Queen Anne became pregnant nineteen times following her marriage to her cousin Prince George in 1683.  She had thirteen miscarriages, five babies died in infancy and a son died aged eleven.  This tragic succession of misfortune left Anne an invalid for the rest of her life and presented Protestant England with a dilemma – after Anne, the next fifty-seven Stuarts in line to the throne were all Catholics.  Parliament’s solution was the Act of Settlement of 1701.  All fifty-seven Catholics were eliminated from the succession, which was handed to number fifty-eight, the Protestant Sophia, Electress of Hanover, a descendant of James I’s daughter Elizabeth.  She died just months before Anne, meaning the throne passed to her son, who became King George I, despite not being able to speak a word of English and having very little interest in his new kingdom.

Lacey’s book is filled from start to finish with similar examples.  We think we know what happened in our country’s history, but we usually turn out to be significantly wide of the mark.  If I were to say the name Dick Turpin, you would no doubt conjure an image of a gallant highwayman, maybe even with aspects of Robin Hood for good measure – robbing from the rich to give to the poor.  Surprise, surprise, you would be wrong again.
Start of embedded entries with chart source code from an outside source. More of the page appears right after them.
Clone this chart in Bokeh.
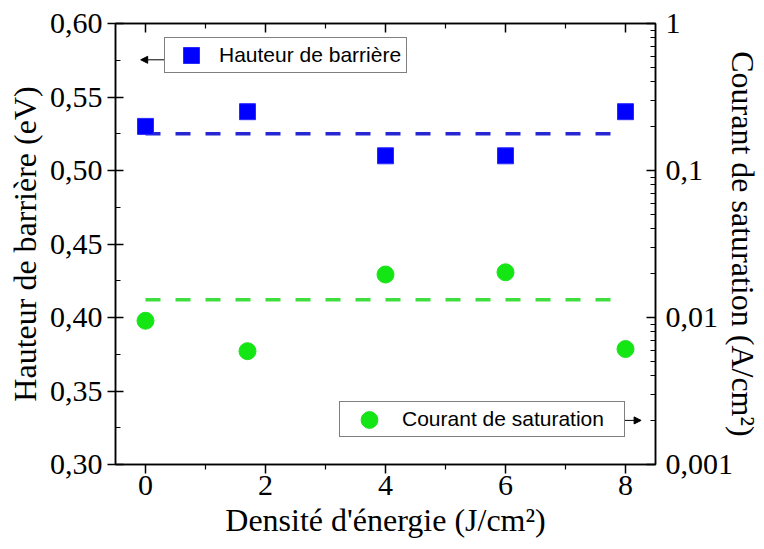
from bokeh.plotting import figure
from bokeh.models import (Range1d, LinearAxis, LogAxis, LogScale, FixedTicker, Legend,
                          LegendItem, Arrow, NormalHead)
from bokeh.embed import file_html
from bokeh.resources import INLINE

# ---- data ----
energy = [0, 1.7, 4, 6, 8]                               # J/cm²
barrier_height = [0.53, 0.54, 0.51, 0.51, 0.54]          # eV (left axis)
saturation_current = [0.0095, 0.0059, 0.0196, 0.0203, 0.0061]  # A/cm² (right log axis)
barrier_mean = 0.525
current_mean = 0.0132

x_ticks = [0, 2, 4, 6, 8]
x_minor = [1, 3, 5, 7]
left_ticks = [0.30, 0.35, 0.40, 0.45, 0.50, 0.55, 0.60]
left_labels = ["0,30", "0,35", "0,40", "0,45", "0,50", "0,55", "0,60"]
left_minor = [0.325, 0.375, 0.425, 0.475, 0.525, 0.575]
right_ticks = [0.001, 0.01, 0.1, 1]
right_labels = ["0,001", "0,01", "0,1", "1"]
right_minor = [m * d for d in (0.001, 0.01, 0.1) for m in range(2, 10)]

SERIF = "Liberation Serif"
SANS = "Liberation Sans"

p = figure(width=764, height=549, x_range=Range1d(-0.5, 8.5), y_range=Range1d(0.30, 0.60),
           output_backend="svg", toolbar_location=None,
           min_border_left=115, min_border_right=102, min_border_top=23, min_border_bottom=85)
p.extra_y_ranges = {"log": Range1d(0.001, 1)}
p.extra_y_scales = {"log": LogScale()}
p.grid.visible = False
p.outline_line_color = "black"
p.outline_line_width = 1.5
p.background_fill_color = "white"
p.border_fill_color = "white"

def style(ax):
    ax.axis_line_color = "black"
    ax.axis_line_width = 1.5
    ax.major_tick_line_width = 1.5
    ax.minor_tick_line_width = 1.2
    ax.major_tick_line_color = "black"
    ax.minor_tick_line_color = "black"
    ax.major_label_text_font = SERIF
    ax.major_label_text_font_size = "30px"
    ax.major_label_text_color = "black"
    ax.axis_label_text_font = SERIF
    ax.axis_label_text_font_size = "32px"
    ax.axis_label_text_font_style = "normal"
    ax.axis_label_text_color = "black"

# bottom axis
xa = p.xaxis[0]
style(xa)
xa.ticker = FixedTicker(ticks=x_ticks, minor_ticks=x_minor)
xa.axis_label = "Densité d'énergie (J/cm²)"
xa.major_tick_out = 9
xa.major_tick_in = 0
xa.minor_tick_out = 5
xa.minor_tick_in = 0
xa.major_label_standoff = 2
xa.axis_label_standoff = 4

# left axis
ya = p.yaxis[0]
style(ya)
ya.ticker = FixedTicker(ticks=left_ticks, minor_ticks=left_minor)
ya.major_label_overrides = dict(zip(left_ticks, left_labels))
ya.axis_label = "Hauteur de barrière (eV)"
ya.major_tick_out = 8
ya.major_tick_in = 8
ya.minor_tick_out = 0
ya.minor_tick_in = 5
ya.major_label_standoff = 5
ya.axis_label_standoff = 4

# top mirror axis (ticks only)
ta = LinearAxis(ticker=FixedTicker(ticks=x_ticks, minor_ticks=x_minor),
                major_label_overrides={t: "" for t in x_ticks})
style(ta)
ta.major_label_text_font_size = "0px"
ta.major_label_standoff = 0
ta.major_tick_in = 9
ta.major_tick_out = 0
ta.minor_tick_in = 5
ta.minor_tick_out = 0
p.add_layout(ta, "above")

# right log axis
ra = LogAxis(y_range_name="log", ticker=FixedTicker(ticks=right_ticks, minor_ticks=right_minor))
style(ra)
ra.major_label_overrides = dict(zip(right_ticks, right_labels))
ra.axis_label = "Courant de saturation (A/cm²)"
ra.major_tick_in = 9
ra.major_tick_out = 0
ra.minor_tick_in = 5
ra.minor_tick_out = 0
ra.major_label_standoff = 10
ra.axis_label_standoff = -11
p.add_layout(ra, "right")

# mean dashed lines
p.line([energy[0], energy[-1]], [barrier_mean, barrier_mean], line_color="#2626d2",
       line_width=3.5, line_dash="15 15")
p.line([energy[0], energy[-1]], [current_mean, current_mean], y_range_name="log",
       line_color="#3ede3e", line_width=3.5, line_dash="15 15")

# markers (screen-sized squares and circles)
sq = p.rect(energy, barrier_height, width=16, height=16, width_units="screen",
            height_units="screen", fill_color="#0000ff", line_color="#2a2aff", line_width=1)
ci = p.ellipse(energy, saturation_current, width=17, height=17, width_units="screen",
               height_units="screen", y_range_name="log",
               fill_color="#14e614", line_color="#20e020", line_width=1)

common = dict(border_line_color="black", border_line_width=1,
              background_fill_color="white", background_fill_alpha=1.0,
              padding=5, margin=0, spacing=0, label_height=20,
              label_text_font=SANS, label_text_font_size="21px", label_text_color="black")

leg1 = Legend(items=[LegendItem(label="Hauteur de barrière", renderers=[sq])],
              location=(49, 391), glyph_width=20, glyph_height=20,
              label_standoff=18, label_width=176,
              title=" ", title_location="left", title_text_font_size="10px",
              title_standoff=0, **common)
leg2 = Legend(items=[LegendItem(label="Courant de saturation", renderers=[ci])],
              location=(224, 27), glyph_width=48, glyph_height=21,
              label_standoff=9, label_width=217, **common)
p.add_layout(leg1)
p.add_layout(leg2)

# arrows pointing from each legend box to its axis
p.add_layout(Arrow(end=NormalHead(size=7, fill_color="black", line_color="black"),
                   x_start=0.31, y_start=0.5753, x_end=-0.08, y_end=0.5753,
                   line_color="black", line_width=1))
p.add_layout(Arrow(end=NormalHead(size=7, fill_color="black", line_color="black"),
                   x_start=7.85, y_start=0.33, x_end=8.26, y_end=0.33,
                   line_color="black", line_width=1))

open("out.html", "w").write(file_html(p, INLINE))
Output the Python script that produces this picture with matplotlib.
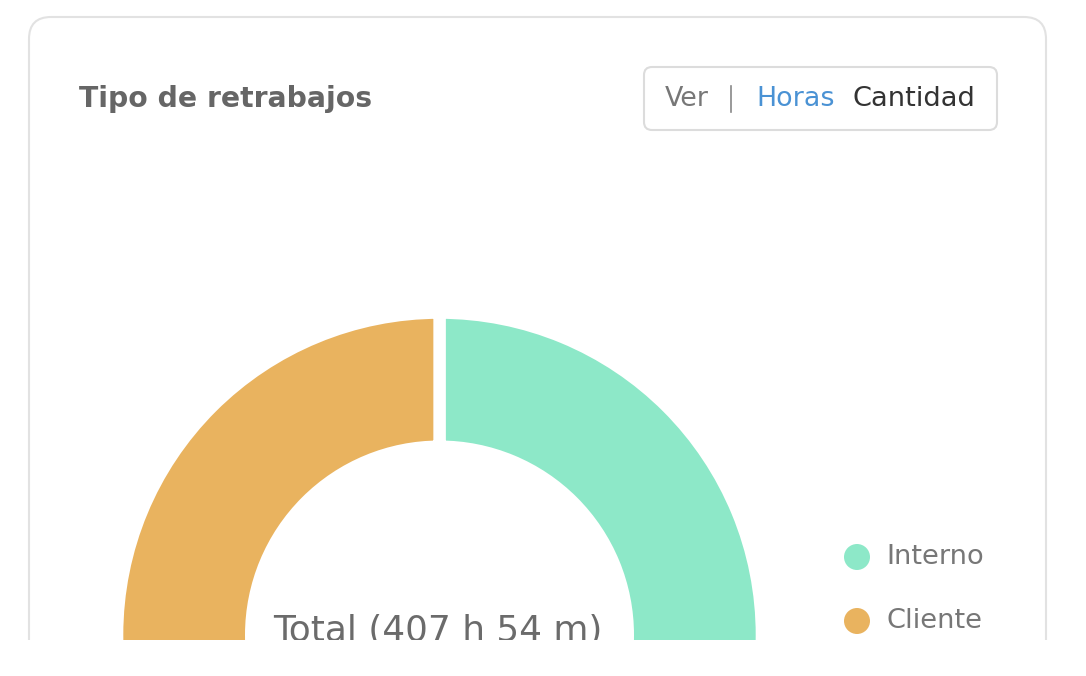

The death of Richard Turpin in 1739 was the subject of one contemporary pamphlet, but otherwise he died unlamented – one criminal among the thousands strung up on the gallows of Georgian England for offences ranging from petty theft to murder.  But a century later the novelist William Harrison Ainsworth devised the story of a Yorkshire country gentleman, one Jack Palmer, who lived a secret life as a highwayman.  Turpin had used the pseudonym Palmer in his later years, which Ainsworth used to embellish his tale, adding details borrowed from other stories, such as Daniel Defoe’s account of a dramatic ride from London to York by an earlier highwayman ‘Swift Nicks’.
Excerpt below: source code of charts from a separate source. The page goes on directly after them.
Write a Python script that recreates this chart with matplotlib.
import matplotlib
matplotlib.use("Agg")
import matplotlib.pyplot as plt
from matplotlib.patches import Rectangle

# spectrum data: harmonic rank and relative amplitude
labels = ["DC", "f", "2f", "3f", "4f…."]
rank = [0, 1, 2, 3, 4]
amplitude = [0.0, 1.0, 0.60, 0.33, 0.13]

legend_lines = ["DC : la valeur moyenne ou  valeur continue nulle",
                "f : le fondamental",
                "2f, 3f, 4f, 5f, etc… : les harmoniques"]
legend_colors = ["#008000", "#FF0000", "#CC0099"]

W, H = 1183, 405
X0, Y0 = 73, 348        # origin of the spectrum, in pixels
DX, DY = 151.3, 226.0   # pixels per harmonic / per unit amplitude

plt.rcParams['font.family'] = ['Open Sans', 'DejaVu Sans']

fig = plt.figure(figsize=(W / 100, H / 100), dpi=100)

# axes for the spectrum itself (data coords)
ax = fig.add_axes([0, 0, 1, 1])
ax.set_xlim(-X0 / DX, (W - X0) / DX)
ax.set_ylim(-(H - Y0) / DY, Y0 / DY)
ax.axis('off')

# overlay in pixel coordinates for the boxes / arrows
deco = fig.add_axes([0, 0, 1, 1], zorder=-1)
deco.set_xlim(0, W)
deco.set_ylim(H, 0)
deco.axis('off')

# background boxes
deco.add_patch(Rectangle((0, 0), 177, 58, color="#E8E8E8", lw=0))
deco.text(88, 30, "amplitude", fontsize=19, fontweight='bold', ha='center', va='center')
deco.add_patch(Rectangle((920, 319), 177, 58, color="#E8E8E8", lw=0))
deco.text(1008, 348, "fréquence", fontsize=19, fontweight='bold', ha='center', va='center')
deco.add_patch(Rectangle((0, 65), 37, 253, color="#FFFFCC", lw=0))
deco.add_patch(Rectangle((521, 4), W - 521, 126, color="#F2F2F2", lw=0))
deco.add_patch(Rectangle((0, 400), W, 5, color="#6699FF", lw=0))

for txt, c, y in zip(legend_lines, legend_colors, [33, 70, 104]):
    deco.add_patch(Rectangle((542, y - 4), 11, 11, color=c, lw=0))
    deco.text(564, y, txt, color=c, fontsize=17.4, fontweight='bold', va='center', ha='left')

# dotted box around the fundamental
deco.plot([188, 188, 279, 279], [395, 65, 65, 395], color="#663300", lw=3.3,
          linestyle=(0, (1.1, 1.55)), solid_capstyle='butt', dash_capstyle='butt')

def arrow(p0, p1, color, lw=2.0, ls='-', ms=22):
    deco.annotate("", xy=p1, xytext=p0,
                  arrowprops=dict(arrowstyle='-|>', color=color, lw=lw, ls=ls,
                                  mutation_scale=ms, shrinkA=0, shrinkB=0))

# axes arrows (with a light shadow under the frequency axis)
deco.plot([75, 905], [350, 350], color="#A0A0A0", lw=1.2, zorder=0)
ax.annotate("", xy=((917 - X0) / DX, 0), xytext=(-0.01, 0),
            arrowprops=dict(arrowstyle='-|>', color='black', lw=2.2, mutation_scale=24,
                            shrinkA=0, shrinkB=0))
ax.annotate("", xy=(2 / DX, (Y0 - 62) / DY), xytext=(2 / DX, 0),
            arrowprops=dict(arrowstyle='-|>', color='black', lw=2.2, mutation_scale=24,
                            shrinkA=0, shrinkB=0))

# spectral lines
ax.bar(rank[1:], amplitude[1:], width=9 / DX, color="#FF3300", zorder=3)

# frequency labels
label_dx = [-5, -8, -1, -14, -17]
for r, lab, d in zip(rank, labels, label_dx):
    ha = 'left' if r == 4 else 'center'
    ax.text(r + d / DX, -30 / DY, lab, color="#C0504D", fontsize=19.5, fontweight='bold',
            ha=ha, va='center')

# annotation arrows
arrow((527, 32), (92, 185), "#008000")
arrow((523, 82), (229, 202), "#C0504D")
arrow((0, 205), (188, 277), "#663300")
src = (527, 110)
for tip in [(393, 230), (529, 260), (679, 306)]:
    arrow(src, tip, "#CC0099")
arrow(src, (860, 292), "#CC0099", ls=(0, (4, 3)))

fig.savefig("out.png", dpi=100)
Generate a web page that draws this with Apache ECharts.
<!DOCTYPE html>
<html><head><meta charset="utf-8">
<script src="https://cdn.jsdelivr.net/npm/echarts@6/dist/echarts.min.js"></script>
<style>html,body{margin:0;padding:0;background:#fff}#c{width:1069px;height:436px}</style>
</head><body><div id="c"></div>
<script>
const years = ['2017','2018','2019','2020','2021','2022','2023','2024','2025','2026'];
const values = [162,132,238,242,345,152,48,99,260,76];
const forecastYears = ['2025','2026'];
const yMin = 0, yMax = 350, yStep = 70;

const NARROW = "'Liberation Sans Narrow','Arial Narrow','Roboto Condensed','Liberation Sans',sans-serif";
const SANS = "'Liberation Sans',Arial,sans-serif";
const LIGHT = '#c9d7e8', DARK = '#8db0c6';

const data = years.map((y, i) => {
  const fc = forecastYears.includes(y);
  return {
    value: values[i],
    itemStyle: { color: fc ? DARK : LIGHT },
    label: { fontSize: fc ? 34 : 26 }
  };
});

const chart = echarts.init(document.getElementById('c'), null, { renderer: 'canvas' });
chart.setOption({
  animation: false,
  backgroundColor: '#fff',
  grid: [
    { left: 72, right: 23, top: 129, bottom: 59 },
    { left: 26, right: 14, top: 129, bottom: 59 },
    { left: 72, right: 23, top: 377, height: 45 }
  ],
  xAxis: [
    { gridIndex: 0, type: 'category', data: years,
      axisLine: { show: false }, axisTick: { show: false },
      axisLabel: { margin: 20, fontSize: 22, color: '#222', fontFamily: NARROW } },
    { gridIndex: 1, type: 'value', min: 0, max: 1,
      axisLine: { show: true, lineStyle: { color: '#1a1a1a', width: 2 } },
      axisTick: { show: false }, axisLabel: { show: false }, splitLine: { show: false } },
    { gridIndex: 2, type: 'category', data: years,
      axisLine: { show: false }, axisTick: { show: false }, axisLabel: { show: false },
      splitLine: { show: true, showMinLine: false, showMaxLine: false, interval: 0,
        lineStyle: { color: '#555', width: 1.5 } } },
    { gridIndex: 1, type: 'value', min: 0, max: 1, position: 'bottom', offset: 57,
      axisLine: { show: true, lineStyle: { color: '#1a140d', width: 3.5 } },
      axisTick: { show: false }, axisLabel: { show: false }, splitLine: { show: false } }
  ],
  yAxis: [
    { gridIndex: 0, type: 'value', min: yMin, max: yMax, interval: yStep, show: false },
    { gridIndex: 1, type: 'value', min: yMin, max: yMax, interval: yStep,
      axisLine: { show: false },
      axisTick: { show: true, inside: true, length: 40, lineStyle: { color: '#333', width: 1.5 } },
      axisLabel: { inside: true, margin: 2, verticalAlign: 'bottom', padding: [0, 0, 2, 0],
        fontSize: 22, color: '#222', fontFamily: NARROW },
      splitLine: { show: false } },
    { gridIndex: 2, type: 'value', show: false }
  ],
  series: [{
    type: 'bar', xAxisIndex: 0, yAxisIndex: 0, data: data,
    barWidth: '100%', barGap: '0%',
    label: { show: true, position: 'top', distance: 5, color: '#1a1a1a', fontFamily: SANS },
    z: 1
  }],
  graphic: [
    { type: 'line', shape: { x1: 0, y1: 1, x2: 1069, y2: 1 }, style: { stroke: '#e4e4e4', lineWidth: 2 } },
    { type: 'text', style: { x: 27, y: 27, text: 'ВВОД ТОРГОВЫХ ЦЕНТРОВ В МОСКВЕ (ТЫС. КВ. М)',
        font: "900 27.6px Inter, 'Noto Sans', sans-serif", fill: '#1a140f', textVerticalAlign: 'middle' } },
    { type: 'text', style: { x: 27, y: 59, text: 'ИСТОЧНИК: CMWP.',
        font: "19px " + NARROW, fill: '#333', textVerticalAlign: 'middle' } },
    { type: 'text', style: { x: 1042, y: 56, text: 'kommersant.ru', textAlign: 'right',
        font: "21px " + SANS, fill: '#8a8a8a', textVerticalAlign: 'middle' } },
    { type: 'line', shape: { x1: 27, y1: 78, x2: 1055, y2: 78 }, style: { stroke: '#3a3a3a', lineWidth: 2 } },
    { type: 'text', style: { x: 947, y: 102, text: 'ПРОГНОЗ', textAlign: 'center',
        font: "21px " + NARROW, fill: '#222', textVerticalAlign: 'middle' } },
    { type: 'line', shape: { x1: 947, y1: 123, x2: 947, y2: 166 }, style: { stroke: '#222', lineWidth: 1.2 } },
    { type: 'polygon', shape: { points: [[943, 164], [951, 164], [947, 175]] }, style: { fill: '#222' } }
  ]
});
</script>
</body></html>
In 1834 Ainsworth brought these different stories together in his bestselling romance ‘Rookwood’, which treated his readers to a dashing account of Dick Turpin riding north on his beloved mare, to whom the novelist gave the name Black Bess.  The rest, as they say, is history, and it turns out that all we think we know about Turpin was untrue, just as I highlighted a few weeks ago in relation to pirates and Robert Louis Stevenson’s ‘Treasure Island’.

‘God Save the King’ was first sung in public in 1745, and by the 1800s it had become so established as the expression of patriotic sentiment that it became accepted as the ‘National Anthem’ – the world’s first, which other countries hastened to copy.  Prussia, Denmark, Switzerland, Russia and even the United States adopted the melody of ‘God Save the King’ for a period, setting it to words of their own, though they subsequently decided to go different ways.  However, when the England soccer team line up to play the tiny principality of Liechtenstein, the same tune gets repeated, because the Liechtensteiners never bothered to change it – or maybe they did not want to.  If you don’t believe me, just search YouTube.

Finally this week, and at a time when the role of prime minister is once again under close scrutiny, you may be aware that historians usually agree that the first Prime Minister of Great Britain and Ireland was Robert Walpole.  However, you may not know that he did not use the title of Prime Minister, preferring to be known as First Lord of the Treasury, which is the official title borne by prime ministers to this day.  Apparently, you will not find the words ‘Prime Minister’ inscribed on any formal government list – though, of course, you may yet see it on a few party invitations and some legal documents in the coming months.